I know that the maximum entropy distribution with over the non-negative integers fixed mean is a geometric distributions.
However, I cannot find conclusive information about what are the maximum entropy distributions over the whole integers (negative + non-negatives).
As per the comment below, in this case, we need at least to specify both the mean and the standard deviation of the distribution for the "maximum entropy" criterion to make sense.
It is well known that if we consider the whole real line, the maximum entropy distribution with a given mean and variance is a Gaussian normal distribution.

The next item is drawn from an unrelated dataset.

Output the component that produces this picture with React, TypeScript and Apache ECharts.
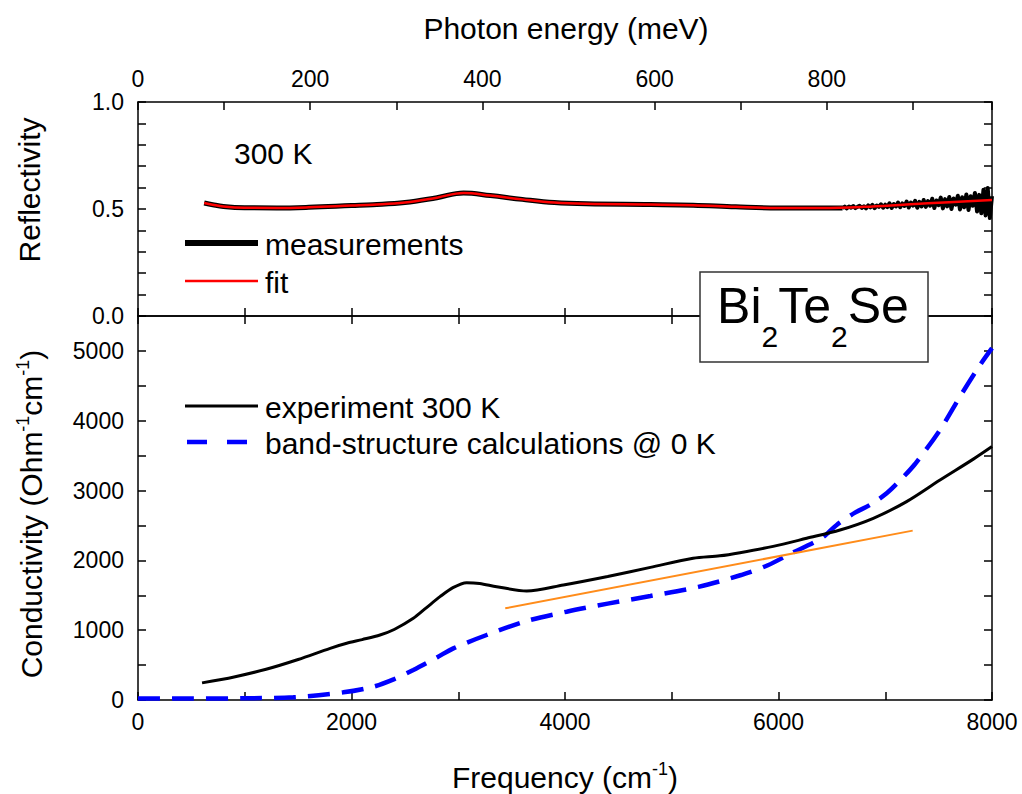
import React, { useEffect, useRef } from 'react';
import * as echarts from 'echarts';

// ---------- data ----------
const reflFitFreq = [620, 700, 800, 1000, 1300, 1600, 2000, 2200, 2500, 2800, 3050, 3300, 3600, 3900, 4200, 4800, 5200, 5600, 6000, 6400, 6800, 7200, 7600, 8000];
const reflFitValues = [0.528, 0.520, 0.512, 0.506, 0.505, 0.508, 0.516, 0.520, 0.530, 0.553, 0.575, 0.563, 0.545, 0.530, 0.524, 0.521, 0.518, 0.510, 0.505, 0.505, 0.510, 0.521, 0.532, 0.542];

// smooth part of the measured reflectivity
const reflMeasFreq = [620, 700, 800, 1000, 1300, 1600, 2000, 2200, 2500, 2800, 3050, 3300, 3600, 3900, 4200, 4800, 5200, 5600, 6000, 6400, 6600];
const reflMeasValues = [0.528, 0.520, 0.512, 0.506, 0.505, 0.508, 0.516, 0.520, 0.530, 0.553, 0.575, 0.563, 0.545, 0.530, 0.524, 0.521, 0.518, 0.510, 0.505, 0.505, 0.505];
// noisy high-frequency part of the measured reflectivity
const reflNoiseFreq = [6600, 6620, 6640, 6660, 6680, 6700, 6720, 6740, 6760, 6780, 6800, 6820, 6840, 6860, 6880, 6900, 6920, 6940, 6960, 6980,
  7000, 7020, 7040, 7060, 7080, 7100, 7120, 7140, 7160, 7180, 7200, 7220, 7240, 7260, 7280, 7300, 7320, 7340, 7360, 7380,
  7400, 7420, 7440, 7460, 7480, 7500, 7520, 7540, 7560, 7580, 7600, 7620, 7640, 7660, 7680, 7700, 7720, 7740, 7760, 7780,
  7800, 7820, 7840, 7860, 7880, 7900, 7920, 7940, 7960, 7980, 8000];
const reflNoiseValues = [0.505, 0.511, 0.503, 0.512, 0.506, 0.514, 0.504, 0.510, 0.515, 0.505, 0.513, 0.503, 0.517, 0.508, 0.519, 0.504, 0.516, 0.510, 0.522, 0.506,
  0.520, 0.509, 0.527, 0.505, 0.523, 0.512, 0.530, 0.508, 0.526, 0.514, 0.535, 0.507, 0.530, 0.516, 0.538, 0.506, 0.533, 0.512, 0.542, 0.510,
  0.537, 0.515, 0.548, 0.505, 0.540, 0.518, 0.553, 0.503, 0.546, 0.512, 0.556, 0.500, 0.549, 0.520, 0.562, 0.498, 0.555, 0.508, 0.568, 0.495,
  0.560, 0.515, 0.575, 0.488, 0.566, 0.480, 0.590, 0.470, 0.598, 0.458, 0.560];

const expFreq = [600, 900, 1200, 1500, 1800, 1955, 2100, 2267, 2400, 2579, 2700, 2829, 2950, 3079, 3200, 3360, 3641, 3985, 4400, 4800, 5200, 5450, 5639, 5950, 6264, 6576, 6888, 7200, 7513, 7825, 8000];
const expValues = [245, 330, 440, 580, 740, 812, 865, 931, 1010, 1170, 1320, 1480, 1610, 1681, 1670, 1623, 1561, 1648, 1770, 1900, 2030, 2065, 2110, 2200, 2316, 2435, 2603, 2841, 3150, 3450, 3630];

const calcFreq = [0, 500, 1000, 1455, 1924, 2205, 2400, 2579, 2800, 2954, 3266, 3641, 4016, 4400, 4800, 5250, 5650, 5900, 6108, 6404, 6545, 6717, 6857, 7013, 7154, 7279, 7513, 7700, 7888, 8000];
const calcValues = [20, 20, 25, 38, 110, 191, 300, 430, 610, 740, 931, 1132, 1265, 1380, 1490, 1620, 1790, 1930, 2092, 2318, 2507, 2684, 2794, 2961, 3170, 3380, 3868, 4345, 4799, 5040];

const trendFreq = [3440, 7257];
const trendValues = [1313, 2426];

const freqLabels = [0, 2000, 4000, 6000, 8000];
const energyLabels = [0, 200, 400, 600, 800];
const reflLabels = [0, 0.5, 1.0];
const condLabels = [0, 1000, 2000, 3000, 4000, 5000];

const CM_TO_MEV = 0.123984;
const FREQ_MAX = 8000;
const MEV_MAX = FREQ_MAX * CM_TO_MEV;

// ---------- styling ----------
const FONT = "'Liberation Sans', Arial, Helvetica, sans-serif";
const pairs = (xs: number[], ys: number[]) => xs.map((x, i) => [x, ys[i]]);
const has = (list: number[], v: number) => list.some((l) => Math.abs(l - v) < 1e-6);

const axisLine = { show: true, onZero: false, lineStyle: { color: '#000', width: 1.5 } };
const axisTick = { show: true, inside: true, length: 8, lineStyle: { color: '#000', width: 1.5 } };
const labelBase = { color: '#000', fontSize: 23, fontFamily: FONT };
const noSplit = { show: false };
const supRich = {
  a: { fontSize: 30, fontFamily: FONT, lineHeight: 34, fill: '#000' },
  s: { fontSize: 18, fontFamily: FONT, lineHeight: 22, verticalAlign: 'top', fill: '#000' },
};

export default function App() {
  const ref = useRef<HTMLDivElement>(null);
  useEffect(() => {
    const chart = echarts.init(ref.current!, null, { renderer: 'svg' });
    const option: any = {
      animation: false,
      backgroundColor: '#fff',
      grid: [
        { left: 138, right: 30, top: 102, height: 214 },
        { left: 138, right: 30, top: 316, height: 384 },
      ],
      xAxis: [
        { gridIndex: 0, type: 'value', position: 'bottom', min: 0, max: FREQ_MAX, interval: 1000, axisLine, axisTick, axisLabel: { show: false }, splitLine: noSplit },
        {
          gridIndex: 0, type: 'value', position: 'top', min: 0, max: MEV_MAX, interval: 100, axisLine, axisTick,
          axisLabel: { ...labelBase, margin: 12, formatter: (v: number) => (has(energyLabels, v) ? String(Math.round(v)) : '') },
          splitLine: noSplit,
        },
        {
          gridIndex: 1, type: 'value', position: 'bottom', min: 0, max: FREQ_MAX, interval: 1000, axisLine, axisTick,
          axisLabel: { ...labelBase, margin: 10, formatter: (v: number) => (has(freqLabels, v) ? String(Math.round(v)) : '') },
          splitLine: noSplit,
        },
        { gridIndex: 1, type: 'value', position: 'top', min: 0, max: FREQ_MAX, interval: 1000, axisLine, axisTick, axisLabel: { show: false }, splitLine: noSplit },
      ],
      yAxis: [
        {
          gridIndex: 0, type: 'value', position: 'left', min: 0, max: 1, interval: 0.1, axisLine, axisTick,
          axisLabel: { ...labelBase, margin: 14, formatter: (v: number) => (has(reflLabels, v) ? v.toFixed(1) : '') },
          splitLine: noSplit,
        },
        { gridIndex: 0, type: 'value', position: 'right', min: 0, max: 1, interval: 0.1, axisLine, axisTick, axisLabel: { show: false }, splitLine: noSplit },
        {
          gridIndex: 1, type: 'value', position: 'left', min: 0, max: 5500, interval: 500, axisLine, axisTick,
          axisLabel: { ...labelBase, margin: 14, formatter: (v: number) => (has(condLabels, v) ? String(Math.round(v)) : '') },
          splitLine: noSplit,
        },
        { gridIndex: 1, type: 'value', position: 'right', min: 0, max: 5500, interval: 500, axisLine, axisTick, axisLabel: { show: false }, splitLine: noSplit },
      ],
      series: [
        {
          name: 'measurements', type: 'line', xAxisIndex: 0, yAxisIndex: 0, data: pairs(reflMeasFreq, reflMeasValues),
          symbol: 'none', smooth: 0.4, lineStyle: { color: '#000', width: 5 }, z: 2,
        },
        {
          name: 'measurements', type: 'line', xAxisIndex: 0, yAxisIndex: 0, data: pairs(reflNoiseFreq, reflNoiseValues),
          symbol: 'none', smooth: false, lineStyle: { color: '#000', width: 4, join: 'round' }, z: 2,
        },
        {
          name: 'fit', type: 'line', xAxisIndex: 0, yAxisIndex: 0, data: pairs(reflFitFreq, reflFitValues),
          symbol: 'none', smooth: 0.4, lineStyle: { color: '#ff0000', width: 2.5 }, z: 3,
        },
        {
          name: 'experiment 300 K', type: 'line', xAxisIndex: 2, yAxisIndex: 2, data: pairs(expFreq, expValues),
          symbol: 'none', smooth: 0.3, lineStyle: { color: '#000', width: 3 }, z: 3,
        },
        {
          name: 'band-structure calculations @ 0 K', type: 'line', xAxisIndex: 2, yAxisIndex: 2, data: pairs(calcFreq, calcValues),
          symbol: 'none', smooth: 0.3, lineStyle: { color: '#0000ff', width: 4.5, type: [22, 12] }, z: 2,
        },
        {
          name: 'trend', type: 'line', xAxisIndex: 2, yAxisIndex: 2, data: pairs(trendFreq, trendValues),
          symbol: 'none', lineStyle: { color: '#ff8c1a', width: 2 }, z: 4,
        },
      ],
      graphic: [
        { type: 'text', x: 566, y: 28, style: { text: 'Photon energy (meV)', fontSize: 30, fontFamily: FONT, fill: '#000', align: 'center', verticalAlign: 'middle' } },
        { type: 'text', x: 565, y: 777, style: { text: '{a|Frequency (cm}{s|-1}{a|)}', align: 'center', verticalAlign: 'middle', fill: '#000', rich: supRich } },
        { type: 'text', x: 29, y: 190, rotation: Math.PI / 2, style: { text: 'Reflectivity', fontSize: 30, fontFamily: FONT, fill: '#000', align: 'center', verticalAlign: 'middle' } },
        { type: 'text', x: 31, y: 514, rotation: Math.PI / 2, style: { text: '{a|Conductivity (Ohm}{s|-1}{a|cm}{s|-1}{a|)}', align: 'center', verticalAlign: 'middle', fill: '#000', rich: supRich } },
        { type: 'text', x: 234, y: 153, style: { text: '300 K', fontSize: 30, fontFamily: FONT, fill: '#000', align: 'left', verticalAlign: 'middle' } },
        // top legend
        { type: 'line', shape: { x1: 185, y1: 243, x2: 258, y2: 243 }, style: { stroke: '#000', lineWidth: 6 } },
        { type: 'text', x: 265, y: 244, style: { text: 'measurements', fontSize: 30, fontFamily: FONT, fill: '#000', align: 'left', verticalAlign: 'middle' } },
        { type: 'line', shape: { x1: 185, y1: 281, x2: 258, y2: 281 }, style: { stroke: '#ff0000', lineWidth: 2.5 } },
        { type: 'text', x: 265, y: 282, style: { text: 'fit', fontSize: 30, fontFamily: FONT, fill: '#000', align: 'left', verticalAlign: 'middle' } },
        // bottom legend
        { type: 'line', shape: { x1: 185, y1: 406, x2: 258, y2: 406 }, style: { stroke: '#000', lineWidth: 3 } },
        { type: 'text', x: 265, y: 407, style: { text: 'experiment 300 K', fontSize: 30, fontFamily: FONT, fill: '#000', align: 'left', verticalAlign: 'middle' } },
        { type: 'line', shape: { x1: 187, y1: 442, x2: 250, y2: 442 }, style: { stroke: '#0000ff', lineWidth: 4.5, lineDash: [20, 20] } },
        { type: 'text', x: 265, y: 443, style: { text: 'band-structure calculations @ 0 K', fontSize: 30, fontFamily: FONT, fill: '#000', align: 'left', verticalAlign: 'middle' } },
        // compound box
        { type: 'rect', z: 50, shape: { x: 700, y: 272, width: 228, height: 90 }, style: { fill: '#fff', stroke: '#333', lineWidth: 1.5 } },
        {
          type: 'text', z: 51, x: 813, y: 306,
          style: {
            text: '{a|Bi}{s|2}{a|Te}{s|2}{a|Se}', align: 'center', verticalAlign: 'middle', fill: '#000',
            rich: {
              a: { fontSize: 50, fontFamily: FONT, lineHeight: 90, fill: '#000' },
              s: { fontSize: 30, fontFamily: FONT, lineHeight: 40, verticalAlign: 'bottom', fill: '#000' },
            },
          },
        },
      ],
    };
    chart.setOption(option);
    return () => chart.dispose();
  }, []);
  return <div ref={ref} style={{ position: 'absolute', left: 0, top: 0, width: 1022, height: 794, background: '#fff' }} />;
}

My questions are therefore:
1- For a given mean and variance, is there a maximum entropy distribution over the integers?
2- If it exists, can it be expressed in a closed form, like gaussian or geometric distributions?
My guess is that the answer is "yes" for 1) and "no" for 2) (since I cannot find any mention of a closed form anywhere). But I would be very happy to see a confirmation of this.
EDIT: Since it is now clear that the variance needs to be specified for the "maximum entropy" criterion to make sense, I rewrote the question accordingly.
Best Answer
Solving the Lagrange Equations, we get that the maximum entropy distribution with mean $0$ and variance $1$ is where $$ \sum_{k\in\mathbb{Z}}(k^2-1)e^{-ak^2}=0 $$ which is $a\doteq0.4999998943842821\sim\frac12$. We need to compute the coefficient where $$ c\sum_{k\in\mathbb{Z}}e^{-ak^2}=1 $$ which is $c\doteq0.3989422361322933\sim0.3989422804014327=\frac1{\sqrt{2\pi}}$.
Thus, the maximum entropy distribution on the integers that has a mean of $0$ and variance of $1$, is $$ p_k=c\,e^{-ak^2} $$ where $a$ and $c$ are given above. These values are extremely close to the Gaussian, which has the maximum entropy for a continuous distribution with the same constraints.
Although the function derived above is very close to the Gaussian distribution restricted to $\mathbb{Z}$, $\frac1{\sqrt{2\pi}}e^{-n^2/2}$ is not a probability measure on $\mathbb{Z}$. In fact, the Poisson Summation Formula says that $$ \begin{align} \frac1{\sqrt{2\pi}}\sum_{n\in\mathbb{Z}}e^{-n^2/2} &=1+2\sum_{n=1}^\infty e^{-2\pi^2n^2}\\ &\gt1 \end{align} $$